A well-designed campus map or site plan has become a vital tool for any visitors to a University or College.
Whether it’s for a specific event like an Open Day or understanding parking, or even handling delivery drops and collection points, a university or college campus map is invaluable.
It is therefore equally important that any map design process takes into account the unique needs of several groups of visitors and other stakeholders who need to navigate around a site safely and efficiently. Here are a few factors that we feel are vital to consider, when dealing with campus maps.
1. Clear and accessible information
It’s important to consider those visitors that may have visual impairments, colour blindness, those viewing the map in low light or any other accessibility related issues. For instance, do height differences need to be visually indicated, or where steps or wheelchair access might be located, along with accessible entrances?
Another useful addition to a campus map is incorporating illustrated or 3D buildings that can assist with orientation and way-finding. Specific illustrated buildings and Points of Interest adds a layer of personality to a campus map and aids visitors in engaging with it.
Good cartographic design will use colour to differentiate between different campuses or facilities within a single site, for instance, clearly marking Halls of Residence from Teaching buildings or Recreation Halls. A clear labelling effort for these specific location on either the map itself or marked with a number referenced with a key would be very helpful.
2. Size (and scale) matters
Getting the appropriate display size agreed from the outset of any mapping project is vital. If a map is to be displayed on a board within a campus but also needs to be dropped down to size on a small leaflet, the amount of detail would need to be considered, to make sure it’s legible. The need to have a map that works at different sizes can be overcome by having different layers of detail that one can switch off or on, to suit varying scales.

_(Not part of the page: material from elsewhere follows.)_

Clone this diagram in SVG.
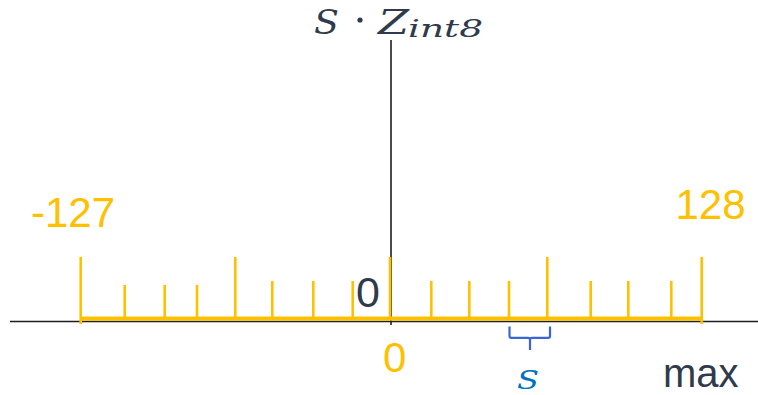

Be insightful and identify areas of a map that can be minimised or eliminated. For example, if pedestrians and cyclists are meant to use the map, the information it holds could be less relevant to delivery drivers. The ideal scenario is to strive for a single map resource that’s capable of being repurposed for several groups.
3. Involving the stakeholder
Every College or University wants to be involved in a map-making process, whether they know it at the beginning of a project or not. A campus map is after all, a way to reinforce an identity. Whether it’s keeping an eye on corporate styles, branding, colours or logo design, it’s important to involve them at an early stage. A working group can be set up at the beginning of the mapping process, where constant progress is monitored and feedback invited from everyone present.
As with any visual medium, there’s a high likelihood that these working groups will begin to collect feedback on a number of topics. Identify which of these are genuine concerns that need to be dealt with, and either eliminate or de-prioritise others that do not entirely fit within the scope of the project. Involving the client at every stage in this process will ensure a smooth workflow across your map-making project.
4. Consider the extras
Once the general brief of a campus map has been fulfilled, it’s important to sometimes take a few steps back from the canvas, (or campus in this case), and consider what additions would really make it more effective. For instance, as campus maps tend to cover a relatively small geography, perhaps including local transport links that connect to the site, local town centres or village routes, rail stations and supermarkets would add that little extra bit of nuance to a map.
If budgets permit, a college or university could also benefit from an interactive version of their campus map, or a mobile app that prospective students could use to investigate and navigate the site with ease and comfort.